Muito se fala da pouca e baixa participação feminina na política. Sobram estatísticas que desnudam a disparidade dessa desigualdade de gêneros. Menos de 15% das cadeiras das câmaras legislativas em 70 países são ocupadas por mulheres, por exemplo. No Brasil, mesmo com as cotas partidárias obrigatórias, em 2018, foram eleitas apenas 77 deputadas federais, o que representa apenas 15% das 531 cadeiras disponíveis.
O que os dados não traduzem são as razões pelas quais há uma escassez de candidaturas femininas realmente competitivas e o motivo de caminharmos tão lentamente para mudar esse cenário.
A política brasileira é permeada por desigualdades estruturais e acaba por suprimir a oferta de candidatas com conteúdo e chances reais de serem eleitas. Em sua tese de doutorado “Teoria e evidência da exclusão feminina na política no Brasil” pela Fundação Getúlio Vargas (FGV), Ivan Osmo Mardegan apontou que, em 2018, pela primeira vez, as mulheres eram mais de 30% dos candidatos à Câmara. No entanto, as cotas de gênero – um avanço na opinião do autor e com a qual concordo – não são suficientes para preencher de fato as cadeiras no Parlamento, tampouco para tornar competitivas as suas candidaturas.

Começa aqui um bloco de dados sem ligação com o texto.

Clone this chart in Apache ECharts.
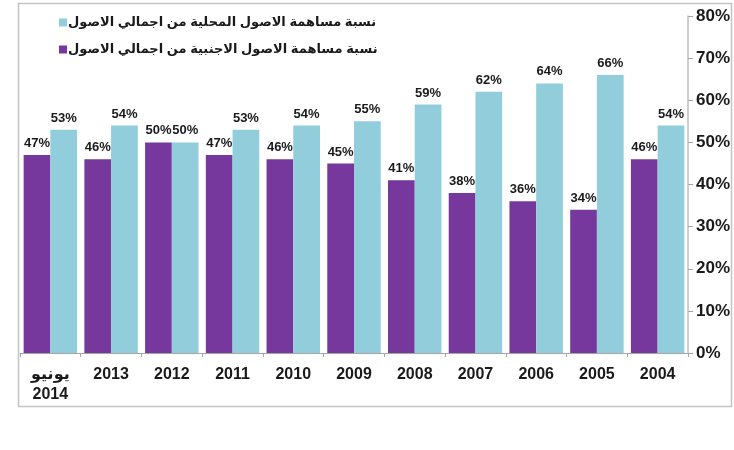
<!DOCTYPE html>
<html>
<head>
<meta charset="utf-8">
<script src="https://cdn.jsdelivr.net/npm/echarts@6/dist/echarts.min.js"></script>
<style>
  html, body { margin: 0; padding: 0; background: #fff; }
  #main { width: 734px; height: 450px; }
</style>
</head>
<body>
<div id="main"></div>
<script>
var years = ['يونيو\n2014', '2013', '2012', '2011', '2010', '2009', '2008', '2007', '2006', '2005', '2004'];
var foreignShare = [47, 46, 50, 47, 46, 45, 41, 38, 36, 34, 46];
var localShare = [53, 54, 50, 53, 54, 55, 59, 62, 64, 66, 54];
var yTicks = [0, 10, 20, 30, 40, 50, 60, 70, 80];

var localName = 'نسبة مساهمة الاصول المحلية من اجمالي الاصول';
var foreignName = 'نسبة مساهمة الاصول الاجنبية من اجمالي الاصول';
var font = 'Liberation Sans, Arial, DejaVu Sans, sans-serif';

var myChart = echarts.init(document.getElementById('main'));
var option = {
  animation: false,
  textStyle: { fontFamily: font },
  graphic: [{
    type: 'rect',
    shape: { x: 18.5, y: 3.5, width: 713, height: 403 },
    style: { fill: 'none', stroke: '#c4c4c4', lineWidth: 1.5 },
    z: -1
  }],
  legend: {
    data: [localName, foreignName],
    orient: 'vertical',
    left: 54,
    top: 11,
    itemWidth: 8,
    itemHeight: 8,
    itemGap: 14,
    icon: 'rect',
    textStyle: { fontSize: 13, fontWeight: 'bold', color: '#1a1a1a', fontFamily: font, padding: [0, 0, 0, -4] }
  },
  grid: { left: 20, right: 46, top: 16, bottom: 97, containLabel: false },
  xAxis: {
    type: 'category',
    data: years,
    axisLine: { lineStyle: { color: '#a6a6a6', width: 1 } },
    axisTick: { show: true, length: 4, lineStyle: { color: '#a6a6a6' } },
    axisLabel: { fontSize: 16, fontWeight: 'bold', color: '#1a1a1a', margin: 12, lineHeight: 20 }
  },
  yAxis: {
    type: 'value',
    position: 'right',
    min: 0,
    max: 80,
    interval: 10,
    splitLine: { show: false },
    axisLine: { show: true, lineStyle: { color: '#bfbfbf', width: 1.5 } },
    axisTick: { show: true, length: 5, lineStyle: { color: '#a6a6a6' } },
    axisLabel: {
      fontSize: 17, fontWeight: 'bold', color: '#1a1a1a', margin: 8,
      formatter: function (v) { return yTicks.indexOf(v) >= 0 ? v + '%' : ''; }
    }
  },
  series: [
    {
      name: foreignName,
      type: 'bar',
      data: foreignShare,
      barGap: '0%',
      barCategoryGap: '12%',
      itemStyle: { color: '#76389c' },
      label: { show: true, position: 'top', distance: 5, formatter: '{c}%', fontSize: 13, fontWeight: 'bold', color: '#1a1a1a' }
    },
    {
      name: localName,
      type: 'bar',
      data: localShare,
      barGap: '0%',
      barCategoryGap: '12%',
      itemStyle: { color: '#92cddc' },
      label: { show: true, position: 'top', distance: 5, formatter: '{c}%', fontSize: 13, fontWeight: 'bold', color: '#1a1a1a' }
    }
  ]
};
myChart.setOption(option);
</script>
</body>
</html>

Na análise de Mardegan, participar do pleito não significa mais presença na política, isso porque, de acordo com seu estudo, os candidatos com forte experiência eleitoral anterior têm mais chances de serem não só recrutados por seus partidos, como também de serem eleitos e reeleitos para a Câmara Federal.
Há 15 anos atuando voluntariamente em organizações para o fortalecimento da democracia e modernização do Estado posso afirmar que a desigualdade feminina na política, reflete as diferenças entre homens e mulheres em todos os outros segmentos da sociedade. A equidade de gênero na política não é apenas uma questão de poder. Além da formação e espaço, fazer política demanda tempo e dinheiro. A desigualdade entre homens e mulheres no parlamento, por exemplo, não se dá apenas por questões históricas e culturais nesse âmbito, ela reflete a desigualdade social, no ambiente laboral e doméstico. Quanto mais equânime é a divisão de tarefas e a participação no mercado de trabalho, maior é a presença de congressistas. Em suma, a mulher precisa ter tempo e espaço para fazer política.
Além disso, criadas as condições para que as mulheres queiram, de fato, fazer política, não basta lançá-las ao pleito, apenas para cumprir a legislação eleitoral. É preciso dar formação e investimentos concretos, ainda dentro dos próprios partidos. Há que se priorizar efetivamente as candidaturas femininas, dando a elas a mesma atenção que é dispensada aos candidatos do sexo masculino.
Após oito anos à frente de uma entidade de formação de lideranças, no final do ano passado decidi desenvolver uma “aceleradora” para potenciais candidatas e mulheres com interesse em participar efetivamente da política. Batizada de Conecta, a iniciativa recebeu, ainda em janeiro, mais de 500 inscrições, de mulheres de praticamente todos os estados brasileiros. A ideia inicial era oferecer formação e mentoria apenas no estado de São Paulo, mas esse resultado positivamente surpreendente nos obrigou a recalcular a rota. Até junho, já treinamos 330 mulheres, em 24 estados e no Distrito Federal, de 31 partidos diferentes.
Não creio, porém, que a solução deva ser reduzida à sensibilização feminina de que mulher deve votar em mulher. É imperativo fomentar a formação com mais e melhores experiências para que se possa romper com os estereótipos de gênero que seguem determinando a identidade da política nacional. Isso não será possível sem uma boa formação para essas lideranças femininas e sem criação de ambientes sociais mais iguais e acolhedores, onde a mulher possa se dedicar à política, expor suas ideias, propor. Ainda há tempo de se reescrever o futuro da política no Brasil.
Luana Tavares
é publicitária, mestre em políticas públicas pela Universidade de Oxford, ativista da modernização do Estado e fundadora da Conecta aceleradora de mulheres na política.